昨日は、少し早いですが近所の桜の名所へ。ですが、桜はほとんど咲いておりません。一分咲きがいいところです。とはいえ、お花見に興じているグループが結構いらっしゃいました。すこし羨ましかったです。
とはいえ、近寄ると随分と美しく咲いている花もありました。
今日は別の場所でエドヒガンを発見。こちらは満開。
桜といえば西行。西行といえば辻邦生「西行花伝」ですね。
「西行花伝」、実は一度しか読んでいません。おそらくは1999年ごろかと。「背教者ユリアヌス」、「春の体感」、「フーシェ革命暦」にならぶ辻邦生作品を連なる巨大な山脈の一つなのですが。
仏には桜の花をたてまつれ わが後の世を人とぶらはば
辻邦生の「西行花伝」の最後に言及される西行の歌です。
自分の死後、仏となった自分には桜の花を供えてほしい。もしそういう人がいるのならば、という意味だそうです。

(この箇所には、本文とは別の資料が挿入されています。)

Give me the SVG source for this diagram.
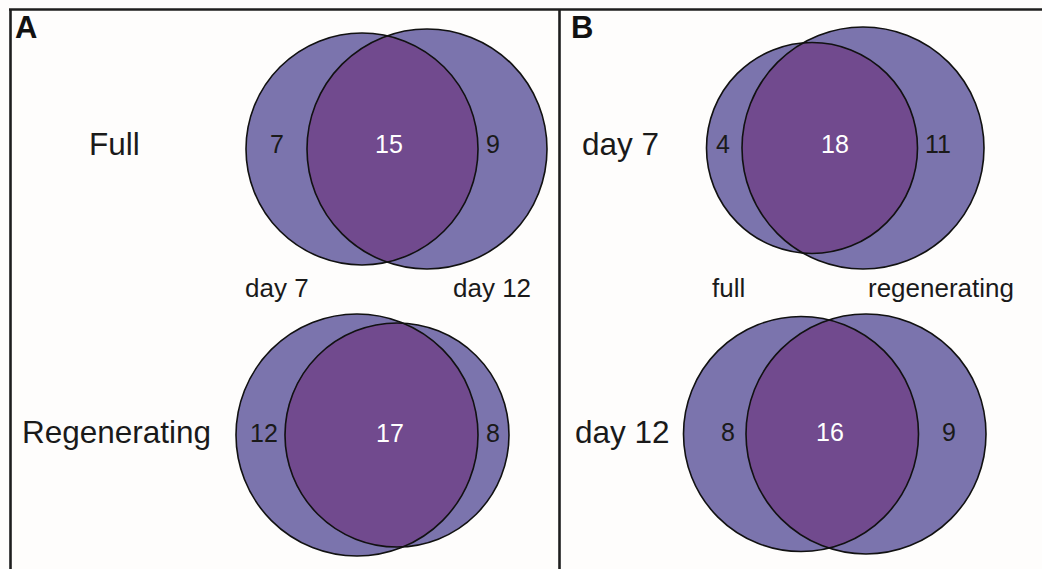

桜の花を愛した西行の心持ちなのですが、死後の魂の有無を考えさせられます。
唯物論的には、人間とは考える主体ですから、主体が無くなれば世界認識もなくなります。世界は存在しなくなるわけですが、おそらくは厳然として世界は続くでしょう。ですが、「私」たちは、そんなことはわからないわけです。ですが、実際にはその先には何があるのか。
散りゆく桜の花に、そうした生の無常、あるいは生の新たな展開を想像してしまいました。
明日もまた暖かい1日のようです。春爛漫。新たな季節は、新たに年輪を刻む時でもありましょう。
では、みなさまおやすみなさい。グーテナハト。